§ PROBLEM
Quote the lines exactly, starting with the line that contains "Convert this chart to Apache ECharts code." and ending with the line that contains "0.30, 0.82, 0.30];", and leave out all other lines.
— START OF ROWS —
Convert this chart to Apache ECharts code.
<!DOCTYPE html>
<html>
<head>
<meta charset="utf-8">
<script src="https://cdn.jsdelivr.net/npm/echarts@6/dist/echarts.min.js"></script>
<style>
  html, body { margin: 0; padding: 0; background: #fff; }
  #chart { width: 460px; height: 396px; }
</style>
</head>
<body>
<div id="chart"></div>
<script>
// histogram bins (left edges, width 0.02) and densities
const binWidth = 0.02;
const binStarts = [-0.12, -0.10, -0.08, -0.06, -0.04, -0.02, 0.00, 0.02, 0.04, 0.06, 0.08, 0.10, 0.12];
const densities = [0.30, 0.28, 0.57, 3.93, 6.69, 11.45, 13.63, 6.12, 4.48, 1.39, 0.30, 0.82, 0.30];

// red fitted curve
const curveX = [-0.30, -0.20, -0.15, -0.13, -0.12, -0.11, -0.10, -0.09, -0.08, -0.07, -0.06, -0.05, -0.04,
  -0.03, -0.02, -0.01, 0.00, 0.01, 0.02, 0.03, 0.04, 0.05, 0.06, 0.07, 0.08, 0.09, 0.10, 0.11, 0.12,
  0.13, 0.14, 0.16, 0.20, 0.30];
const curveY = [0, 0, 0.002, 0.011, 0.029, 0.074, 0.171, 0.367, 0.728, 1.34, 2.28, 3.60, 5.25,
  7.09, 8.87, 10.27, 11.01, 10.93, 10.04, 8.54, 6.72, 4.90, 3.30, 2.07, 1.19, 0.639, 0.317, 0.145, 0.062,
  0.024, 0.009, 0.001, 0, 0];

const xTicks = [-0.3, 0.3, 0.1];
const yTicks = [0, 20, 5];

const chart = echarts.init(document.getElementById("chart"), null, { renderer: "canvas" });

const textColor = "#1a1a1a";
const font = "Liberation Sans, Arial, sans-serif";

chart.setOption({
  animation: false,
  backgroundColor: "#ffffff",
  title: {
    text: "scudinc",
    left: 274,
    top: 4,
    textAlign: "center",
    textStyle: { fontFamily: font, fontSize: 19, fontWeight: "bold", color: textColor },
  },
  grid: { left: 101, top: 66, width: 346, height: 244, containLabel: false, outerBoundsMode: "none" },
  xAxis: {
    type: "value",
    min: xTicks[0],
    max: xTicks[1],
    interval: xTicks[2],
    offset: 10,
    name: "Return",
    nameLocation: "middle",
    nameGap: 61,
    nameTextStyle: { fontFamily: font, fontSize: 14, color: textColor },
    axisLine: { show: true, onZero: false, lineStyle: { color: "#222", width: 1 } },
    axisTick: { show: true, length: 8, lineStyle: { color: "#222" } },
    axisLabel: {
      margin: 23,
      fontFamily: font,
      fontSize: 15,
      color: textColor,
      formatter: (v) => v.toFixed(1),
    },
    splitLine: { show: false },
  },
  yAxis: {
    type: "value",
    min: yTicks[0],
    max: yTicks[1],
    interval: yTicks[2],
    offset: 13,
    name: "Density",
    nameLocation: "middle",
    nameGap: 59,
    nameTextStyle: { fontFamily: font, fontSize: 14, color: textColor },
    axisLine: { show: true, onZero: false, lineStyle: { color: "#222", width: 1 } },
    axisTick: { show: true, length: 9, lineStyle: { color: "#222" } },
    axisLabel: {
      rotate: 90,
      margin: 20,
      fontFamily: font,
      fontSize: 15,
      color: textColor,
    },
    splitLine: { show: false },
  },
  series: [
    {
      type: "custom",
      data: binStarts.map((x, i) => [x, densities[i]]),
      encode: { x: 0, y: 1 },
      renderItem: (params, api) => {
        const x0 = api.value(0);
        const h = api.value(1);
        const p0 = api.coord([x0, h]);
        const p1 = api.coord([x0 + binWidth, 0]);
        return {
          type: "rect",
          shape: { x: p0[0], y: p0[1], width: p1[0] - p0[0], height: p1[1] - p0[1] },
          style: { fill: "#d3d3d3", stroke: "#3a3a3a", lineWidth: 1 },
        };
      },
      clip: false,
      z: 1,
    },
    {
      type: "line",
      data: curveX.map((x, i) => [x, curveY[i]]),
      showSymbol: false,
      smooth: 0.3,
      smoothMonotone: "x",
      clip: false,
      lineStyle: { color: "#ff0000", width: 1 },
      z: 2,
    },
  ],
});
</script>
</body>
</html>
— END OF ROWS —
— START OF ROWS —
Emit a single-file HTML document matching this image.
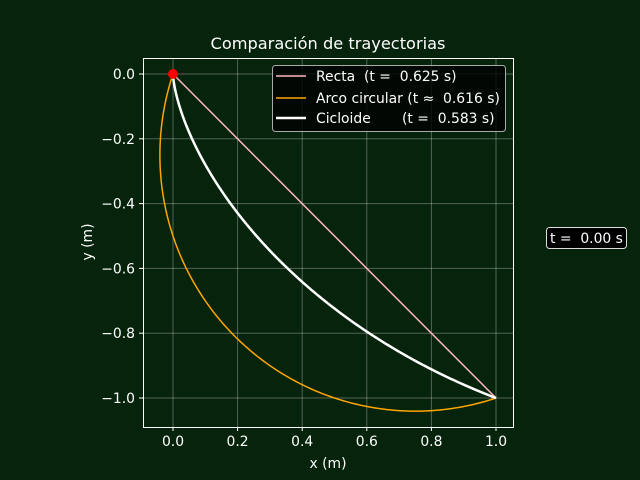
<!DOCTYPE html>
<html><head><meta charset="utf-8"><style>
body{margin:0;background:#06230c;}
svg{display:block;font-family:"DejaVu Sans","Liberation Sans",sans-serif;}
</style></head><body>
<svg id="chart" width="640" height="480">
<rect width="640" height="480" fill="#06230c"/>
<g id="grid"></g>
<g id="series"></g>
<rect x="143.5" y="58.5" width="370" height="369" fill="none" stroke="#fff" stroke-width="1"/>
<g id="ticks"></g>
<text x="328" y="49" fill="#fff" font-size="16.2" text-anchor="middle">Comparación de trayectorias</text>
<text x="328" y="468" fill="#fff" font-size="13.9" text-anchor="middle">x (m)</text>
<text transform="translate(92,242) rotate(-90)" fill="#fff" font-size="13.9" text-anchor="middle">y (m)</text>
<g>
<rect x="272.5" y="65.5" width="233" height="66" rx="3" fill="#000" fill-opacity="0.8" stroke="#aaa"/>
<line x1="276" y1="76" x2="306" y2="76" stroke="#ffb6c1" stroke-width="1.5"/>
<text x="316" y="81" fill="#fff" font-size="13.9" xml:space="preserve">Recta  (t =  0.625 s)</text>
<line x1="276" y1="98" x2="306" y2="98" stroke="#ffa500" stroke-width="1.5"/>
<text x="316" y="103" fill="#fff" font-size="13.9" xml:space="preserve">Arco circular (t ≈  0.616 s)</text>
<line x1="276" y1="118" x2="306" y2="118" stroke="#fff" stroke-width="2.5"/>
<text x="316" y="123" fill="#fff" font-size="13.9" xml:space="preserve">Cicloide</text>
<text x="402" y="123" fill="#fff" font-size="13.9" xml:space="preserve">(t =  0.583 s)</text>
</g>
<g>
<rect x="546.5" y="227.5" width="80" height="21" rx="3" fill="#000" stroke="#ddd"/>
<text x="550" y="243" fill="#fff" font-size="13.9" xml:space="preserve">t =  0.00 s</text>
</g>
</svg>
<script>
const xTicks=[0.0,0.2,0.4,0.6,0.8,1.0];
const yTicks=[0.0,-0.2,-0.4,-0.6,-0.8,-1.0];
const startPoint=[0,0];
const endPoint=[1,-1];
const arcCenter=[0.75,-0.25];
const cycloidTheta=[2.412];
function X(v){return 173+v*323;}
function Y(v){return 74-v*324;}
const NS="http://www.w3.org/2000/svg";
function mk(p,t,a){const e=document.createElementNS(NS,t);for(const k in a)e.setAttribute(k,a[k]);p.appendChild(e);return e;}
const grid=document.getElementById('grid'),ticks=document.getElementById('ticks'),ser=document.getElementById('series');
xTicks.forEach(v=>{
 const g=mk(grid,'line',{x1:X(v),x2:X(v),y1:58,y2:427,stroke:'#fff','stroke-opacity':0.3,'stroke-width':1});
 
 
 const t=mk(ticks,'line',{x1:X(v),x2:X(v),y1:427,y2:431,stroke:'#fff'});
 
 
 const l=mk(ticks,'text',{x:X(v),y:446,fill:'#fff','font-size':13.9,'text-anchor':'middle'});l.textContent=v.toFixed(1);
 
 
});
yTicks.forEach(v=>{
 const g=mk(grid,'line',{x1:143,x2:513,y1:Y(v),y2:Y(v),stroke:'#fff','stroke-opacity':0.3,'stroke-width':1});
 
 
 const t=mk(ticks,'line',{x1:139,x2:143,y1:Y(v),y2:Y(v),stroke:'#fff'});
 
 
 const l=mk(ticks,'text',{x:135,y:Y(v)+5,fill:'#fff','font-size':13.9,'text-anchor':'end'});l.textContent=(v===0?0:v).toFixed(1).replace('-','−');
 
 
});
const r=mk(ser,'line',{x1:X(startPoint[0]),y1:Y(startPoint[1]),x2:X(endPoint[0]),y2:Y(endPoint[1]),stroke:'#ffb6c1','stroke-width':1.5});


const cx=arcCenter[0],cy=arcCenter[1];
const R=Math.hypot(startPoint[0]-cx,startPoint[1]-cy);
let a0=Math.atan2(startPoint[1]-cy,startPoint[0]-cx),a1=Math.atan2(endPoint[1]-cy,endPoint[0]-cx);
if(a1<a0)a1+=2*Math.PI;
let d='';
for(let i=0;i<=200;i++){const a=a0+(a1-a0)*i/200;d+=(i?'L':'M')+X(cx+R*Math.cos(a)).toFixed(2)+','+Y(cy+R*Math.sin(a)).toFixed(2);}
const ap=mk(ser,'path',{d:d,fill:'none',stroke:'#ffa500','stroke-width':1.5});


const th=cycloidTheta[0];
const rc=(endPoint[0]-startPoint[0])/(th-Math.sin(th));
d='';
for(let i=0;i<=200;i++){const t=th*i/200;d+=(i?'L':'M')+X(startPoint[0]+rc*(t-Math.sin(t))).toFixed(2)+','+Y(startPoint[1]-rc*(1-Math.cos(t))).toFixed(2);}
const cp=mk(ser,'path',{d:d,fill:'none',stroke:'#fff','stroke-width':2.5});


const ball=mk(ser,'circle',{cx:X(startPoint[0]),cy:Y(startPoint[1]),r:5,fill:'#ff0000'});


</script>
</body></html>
— END OF ROWS —
§ CORRECT RESPONSE
Convert this chart to Apache ECharts code.
<!DOCTYPE html>
<html>
<head>
<meta charset="utf-8">
<script src="https://cdn.jsdelivr.net/npm/echarts@6/dist/echarts.min.js"></script>
<style>
  html, body { margin: 0; padding: 0; background: #fff; }
  #chart { width: 460px; height: 396px; }
</style>
</head>
<body>
<div id="chart"></div>
<script>
// histogram bins (left edges, width 0.02) and densities
const binWidth = 0.02;
const binStarts = [-0.12, -0.10, -0.08, -0.06, -0.04, -0.02, 0.00, 0.02, 0.04, 0.06, 0.08, 0.10, 0.12];
const densities = [0.30, 0.28, 0.57, 3.93, 6.69, 11.45, 13.63, 6.12, 4.48, 1.39, 0.30, 0.82, 0.30];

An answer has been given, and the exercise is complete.